Конференцию проводил Папский институт в Ватикане, где при Иоанне Павле II работало много поляков. Поэтому, увидев, что число оных превышает количество всех остальных в несколько раз (и какие имена: сам нобелевский лауреат Чеслав Милош прилетел из США), мы внутренне сжались от напряжения, ожидая, что главными «спорщиками» окажутся белорусы и поляки, что опять всплывут вопросы о «крессах всходних» и так далее. И ошиблись. Ибо поляки знали и прекрасно усвоили пророческие утверждения редактора парижской «Культуры», минчанина родом, Ежи Гедройца о том, что на «крессах» возродятся суверенные белорусская, литовская и украинская державы, и уже смирились
с утратой «восточных земель». Зато литовцы встретили (за единственным исключением) дружелюбные и конструктивные высказывания белорусов в штыки: мол, ВКЛ — государство только литовское и ни о каком общем наследии нет и речи. С их стороны посыпались вопросы: «В состоянии ли белорусы выжить как нация и на что они возлагают надежды в своем оптимизме?», «Смогли бы возникнуть украинская и белорусская нации, если бы их земли в свое время не вошли в состав ВКЛ?». И наконец: «Можно ли считать белорусов народом государствотворческим, а древнебелорусский язык — государственным языком ВКЛ?» Мы отвечали корректно, хорошо аргументированно. Иногда нас поддерживали украинцы и поляки.

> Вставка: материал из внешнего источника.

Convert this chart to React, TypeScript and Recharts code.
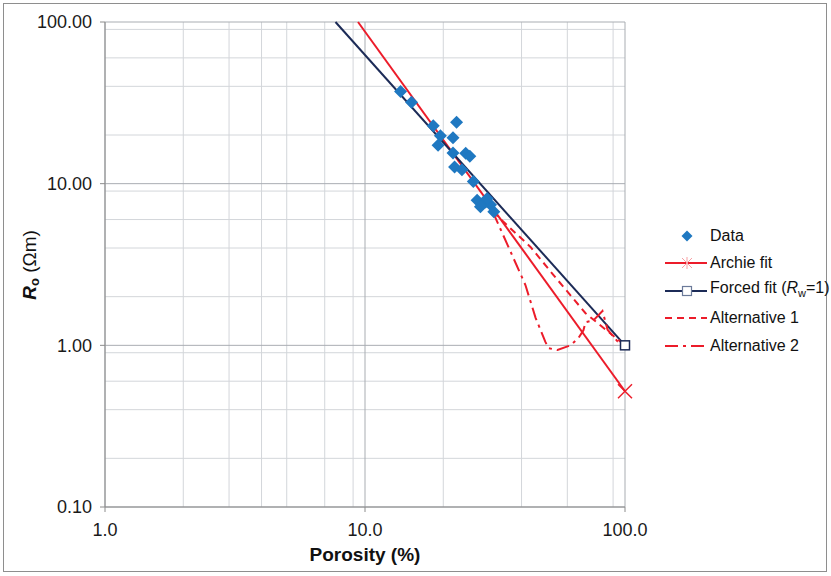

На конференции известный польский историк Ежи Клочовский предложил': поскольку все мы «обречены» на соседство и наши корни тесно переплетены, давайте напишем четыре национальные истории и переведем их на три других языка. Каждая сторона вольна оценивать себя настолько, насколько ей позволяет чувство объективности. Но в «историях» не должны содержаться два самых опасных изъяна: нельзя оскорблять достоинство другого народа или страны и нельзя допускать взаимоисключающих утверждений. Мне показалось, литовские коллеги явно приуныли: белорусы ведь напишут, что литовцы их не завоевывали, а для литовцев это — краеугольный камень в оценке ВКЛ.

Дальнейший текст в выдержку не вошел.